MATERIAL SHOWN |
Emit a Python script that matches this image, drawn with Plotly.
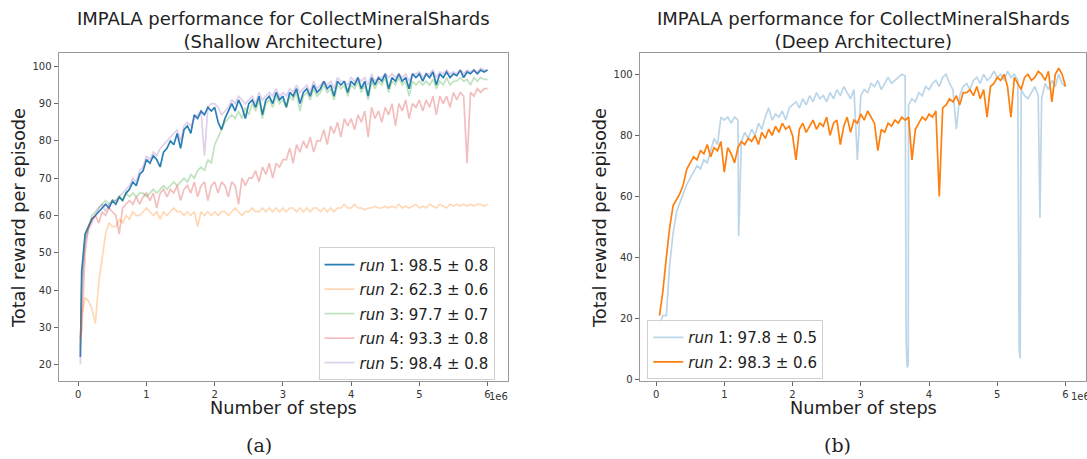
import plotly.graph_objects as go

# ---------------- data (steps in units of 1e6) ----------------
steps_a = [0.03] + [round(0.05 * k, 2) for k in range(1, 121)]

shallow_run1 = [22,
    45, 55, 57, 59, 60, 61, 62, 63, 62, 64,
    63, 65, 64, 66, 67, 69, 68, 71, 72, 75,
    74, 76, 75, 73, 77, 78, 80, 79, 82, 78,
    83, 84, 82, 87, 86, 88, 87, 89, 88, 89,
    85, 83, 86, 88, 90, 88, 91, 89, 86, 90,
    91, 89, 92, 87, 91, 92, 90, 93, 91, 92,
    89, 93, 92, 94, 90, 93, 94, 92, 95, 93,
    94, 96, 94, 95, 92, 96, 95, 96, 93, 96,
    95, 97, 94, 96, 92, 97, 95, 97, 96, 98,
    94, 97, 96, 98, 96, 97, 94, 98, 97, 98,
    96, 98, 97, 98.5, 95, 98, 97, 98.5, 97, 98,
    97.5, 99, 97, 98.5, 98, 99, 98, 99, 98.5, 99]

shallow_run2 = [27,
    33, 38, 37, 35, 31, 42, 48, 55, 58, 57,
    57, 59, 58, 60, 59, 61, 60, 60, 61, 62,
    61, 60, 61, 59, 61, 60, 61, 62, 61, 61,
    60, 61, 60, 61, 57, 61, 60, 61, 60, 61,
    60, 61, 61, 60, 61, 62, 61, 60, 61, 61,
    62, 61, 61, 62, 61, 62, 61, 62, 61, 62,
    61, 62, 62, 61, 62, 61, 62, 61, 62, 62,
    61, 62, 61, 62, 61, 62, 62, 63, 62, 62,
    63, 62, 62, 61.5, 62, 62, 62.5, 62, 62, 62.5,
    62, 62.5, 62, 63, 62, 62.5, 62, 62.5, 63, 62,
    62.5, 62, 63, 62.5, 62, 63, 62.5, 62, 63, 62.5,
    63, 62.5, 63, 62.5, 63, 62.5, 63, 63, 62.5, 63]

shallow_run3 = [24,
    40, 54, 57, 60, 61, 62, 63, 64, 63, 64,
    64, 65, 64, 66, 65, 66, 65, 66, 66, 65,
    66, 67, 66, 67, 68, 67, 68, 69, 68, 69,
    70, 69, 71, 70, 72, 73, 72, 75, 74, 79,
    81, 83, 85, 86, 87, 86, 88, 86, 89, 87,
    90, 88, 91, 86, 90, 91, 89, 92, 90, 91,
    89, 92, 91, 93, 88, 92, 93, 91, 94, 92,
    93, 95, 93, 94, 91, 95, 94, 95, 92, 95,
    94, 96, 93, 95, 91, 96, 94, 96, 95, 97,
    93, 96, 95, 97, 95, 96, 92, 96, 95, 96,
    95, 96, 95, 96.5, 94, 96, 95, 97, 95, 96,
    96, 97, 96, 96.5, 95, 97, 96, 97, 96.5, 96.5]

shallow_run4 = [27,
    29, 50, 57, 59, 60, 58, 61, 60, 62, 61,
    60, 55, 62, 63, 64, 63, 65, 63, 65, 66,
    64, 66, 62, 66, 67, 65, 67, 66, 68, 64,
    67, 68, 66, 69, 65, 68, 69, 64, 68, 69,
    66, 69, 68, 65, 69, 68, 63, 70, 68, 70,
    70, 72, 69, 73, 71, 74, 70, 74, 73, 75,
    75, 78, 74, 79, 77, 80, 78, 81, 77, 80,
    80, 83, 79, 84, 82, 85, 81, 86, 84, 86,
    83, 87, 85, 88, 81, 89, 86, 88, 85, 89,
    87, 90, 84, 90, 88, 91, 86, 90, 89, 91,
    88, 91, 89, 92, 87, 92, 90, 92, 89, 93,
    91, 93, 92, 74, 93, 92, 94, 93, 94, 94]

shallow_run5 = [20,
    42, 53, 56, 58, 60, 62, 63, 61, 63, 64,
    64, 65, 66, 67, 68, 70, 69, 72, 73, 76,
    75, 77, 76, 78, 79, 80, 81, 82, 83, 80,
    84, 85, 84, 86, 87, 88, 76, 89, 90, 90,
    89, 87, 88, 89, 91, 90, 92, 91, 90, 91,
    92, 90, 93, 91, 92, 93, 92, 94, 92, 93,
    92, 94, 93, 95, 93, 94, 95, 93, 96, 94,
    95, 96, 95, 96, 94, 97, 96, 96, 95, 97,
    96, 97, 96, 97, 95, 98, 96, 97, 97, 98,
    97, 98, 97, 98, 97, 98, 96, 98, 98, 98.5,
    97, 98, 98, 99, 97, 98.5, 98, 99, 98, 98.5,
    98, 99, 98, 99, 98.5, 99, 98.5, 99.5, 99, 99]

steps_b = [round(0.05 * k, 2) for k in range(1, 121)]

deep_run1 = [
    18, 21, 21, 38, 48, 55, 58, 61, 64, 66,
    68, 70, 69, 72, 71, 75, 79, 77, 86, 85,
    86, 84, 86, 85, 78, 81, 79, 82, 80, 84,
    82, 86, 89, 85, 87, 86, 88, 85, 89, 90,
    91, 89, 92, 90, 93, 91, 94, 92, 93, 91,
    94, 92, 95, 93, 96, 94, 92, 95, 72, 93,
    95, 94, 97, 96, 98, 95, 97, 99, 97, 98,
    99, 100, 99.5, 90, 92, 91, 94, 93, 96, 95,
    97, 98, 96, 99, 100, 97, 95, 82, 93, 96,
    97, 95, 98, 99, 97, 100, 98, 99, 101, 99,
    100, 98, 101, 99, 100, 98, 95, 93, 92, 94,
    96, 93, 92, 97, 95, 98, 96, 100, 97, 96]
deep_run1_drop_steps = [1.21, 3.665, 3.68, 3.695, 5.32, 5.335, 5.625]
deep_run1_drop_vals = [47, 12, 4, 5, 10, 7, 53]

deep_run2 = [
    21, 29, 40, 50, 57, 59, 61, 64, 69, 71,
    73, 72, 75, 74, 77, 73, 76, 75, 78, 68,
    76, 74, 71, 76, 78, 77, 79, 78, 80, 77,
    81, 79, 82, 80, 83, 81, 84, 82, 83, 80,
    72, 82, 84, 81, 83, 85, 82, 84, 83, 86,
    80, 84, 85, 77, 83, 86, 81, 85, 84, 87,
    85, 88, 86, 84, 75, 82, 81, 84, 83, 85,
    84, 86, 85, 86, 72, 82, 84, 86, 85, 87,
    86, 88, 60, 89, 90, 92, 91, 93, 90, 94,
    94, 95, 93, 96, 92, 95, 86, 96, 97, 99,
    98, 100, 96, 86, 99, 97, 95, 99, 100, 98,
    99, 101, 100, 98, 101, 91, 100, 102, 100, 96]

shallow_labels = ["<i>run</i> 1: 98.5 ± 0.8", "<i>run</i> 2: 62.3 ± 0.6",
                  "<i>run</i> 3: 97.7 ± 0.7", "<i>run</i> 4: 93.3 ± 0.8",
                  "<i>run</i> 5: 98.4 ± 0.8"]
deep_labels = ["<i>run</i> 1: 97.8 ± 0.5", "<i>run</i> 2: 98.3 ± 0.6"]
x_ticks = [0, 1, 2, 3, 4, 5, 6]
y_ticks_a = [20, 30, 40, 50, 60, 70, 80, 90, 100]
y_ticks_b = [0, 20, 40, 60, 80, 100]

# ---------------- styles ----------------
colors_a = ["rgba(31,119,180,0.95)", "rgba(255,127,14,0.3)", "rgba(44,160,44,0.3)",
            "rgba(214,39,40,0.3)", "rgba(148,103,189,0.3)"]
colors_b = ["rgba(31,119,180,0.3)", "rgba(255,127,14,1)"]
FONT = "DejaVu Sans"
LW = 1.7

fig = go.Figure()
shallow = [shallow_run1, shallow_run2, shallow_run3, shallow_run4, shallow_run5]
for i, vals in enumerate(shallow):
    fig.add_trace(go.Scatter(x=steps_a[:len(vals)], y=vals, mode="lines",
                             line=dict(color=colors_a[i], width=LW),
                             name=shallow_labels[i], legend="legend",
                             legendgroup="a%d" % i, xaxis="x", yaxis="y"))

pts = sorted(list(zip(steps_b, deep_run1)) + list(zip(deep_run1_drop_steps, deep_run1_drop_vals)))
fig.add_trace(go.Scatter(x=[p[0] for p in pts], y=[p[1] for p in pts], mode="lines",
                         line=dict(color=colors_b[0], width=LW), name=deep_labels[0],
                         legend="legend2", legendgroup="b0", xaxis="x2", yaxis="y2"))
fig.add_trace(go.Scatter(x=steps_b[:len(deep_run2)], y=deep_run2, mode="lines",
                         line=dict(color=colors_b[1], width=LW), name=deep_labels[1],
                         legend="legend2", legendgroup="b1", xaxis="x2", yaxis="y2"))

W, H = 1087, 459
def px(x):
    return x / W
def py(y):
    return (H - y) / H

axis_common = dict(showline=True, mirror=True, linecolor="#999999", linewidth=1,
                   ticks="outside", ticklen=4, tickcolor="#666666", tickwidth=1,
                   showgrid=False, zeroline=False,
                   tickfont=dict(family=FONT, size=10, color="#333333"))

legend_common = dict(font=dict(family=FONT, size=15, color="#222222"),
                     bgcolor="rgba(255,255,255,0.85)", bordercolor="#d0d0d0",
                     borderwidth=1, xanchor="left", yanchor="top",
                     tracegroupgap=2, itemwidth=30)

fig.update_layout(
    width=W, height=H, autosize=False,
    margin=dict(l=0, r=0, t=0, b=0),
    paper_bgcolor="white", plot_bgcolor="white",
    xaxis=dict(domain=[px(58.5), px(508)], range=[-0.29, 6.30], tickvals=x_ticks,
               anchor="y", **axis_common),
    yaxis=dict(domain=[py(384.3), py(53.4)], range=[15.6, 103.6], tickvals=y_ticks_a,
               anchor="x", **axis_common),
    xaxis2=dict(domain=[px(639.7), px(1086)], range=[-0.24, 6.30], tickvals=x_ticks,
                anchor="y2", **axis_common),
    yaxis2=dict(domain=[py(384.3), py(53.4)], range=[-0.4, 107], tickvals=y_ticks_b,
                anchor="x2", **axis_common),
    legend=dict(x=px(318.5), y=py(249.6), **legend_common),
    legend2=dict(x=px(647.3), y=py(323), **legend_common),
)

def ann(text, x, y, size, family=FONT, angle=0, xanchor="center", color="#222222"):
    fig.add_annotation(text=text, x=px(x), y=py(y), xref="paper", yref="paper",
                       showarrow=False, textangle=angle, xanchor=xanchor, yanchor="middle",
                       font=dict(family=family, size=size, color=color))

ann("IMPALA performance for CollectMineralShards<br>(Shallow Architecture)", 283, 30, 18)
ann("IMPALA performance for CollectMineralShards<br>(Deep Architecture)", 863, 30, 18)
ann("Number of steps", 283, 412, 17.7)
ann("Number of steps", 863, 412, 17.7)
ann("Total reward per episode", 18, 220, 17.8, angle=-90)
ann("Total reward per episode", 599, 220, 17.8, angle=-90)
ann("1e6", 498, 400, 10, color="#333333")
ann("1e6", 1069, 400, 10, xanchor="left", color="#333333")
ann("(a)", 259, 449, 19, family="DejaVu Serif")
ann("(b)", 837, 449, 19, family="DejaVu Serif")

fig.write_html("out.html", config={"displayModeBar": False},
               post_script="document.body.style.margin='0';document.body.style.overflow='hidden';")
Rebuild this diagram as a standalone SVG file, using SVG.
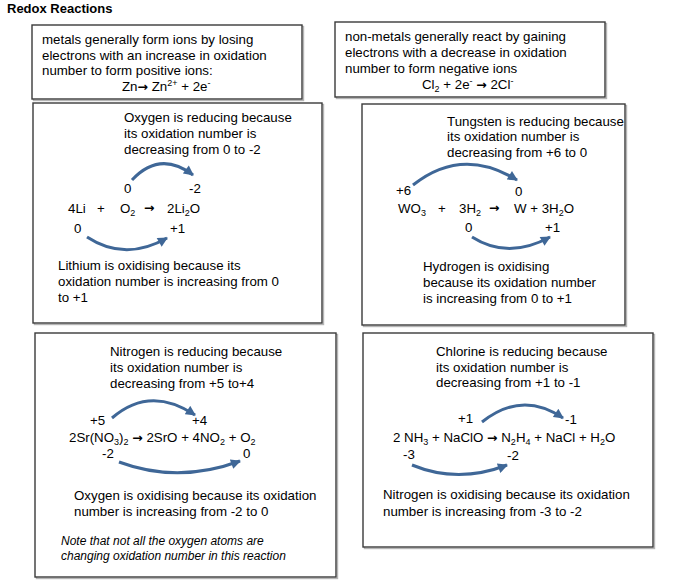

STATED EXERCISE |
Copy only the part of the records that runs from the first line to the line with "steps_a = [0.03]", ends included, leaving pictures out.

RESPONSE TO THE TASK |
Emit a Python script that matches this image, drawn with Plotly.
import plotly.graph_objects as go

# ---------------- data (steps in units of 1e6) ----------------
steps_a = [0.03] + [round(0.05 * k, 2) for k in range(1, 121)]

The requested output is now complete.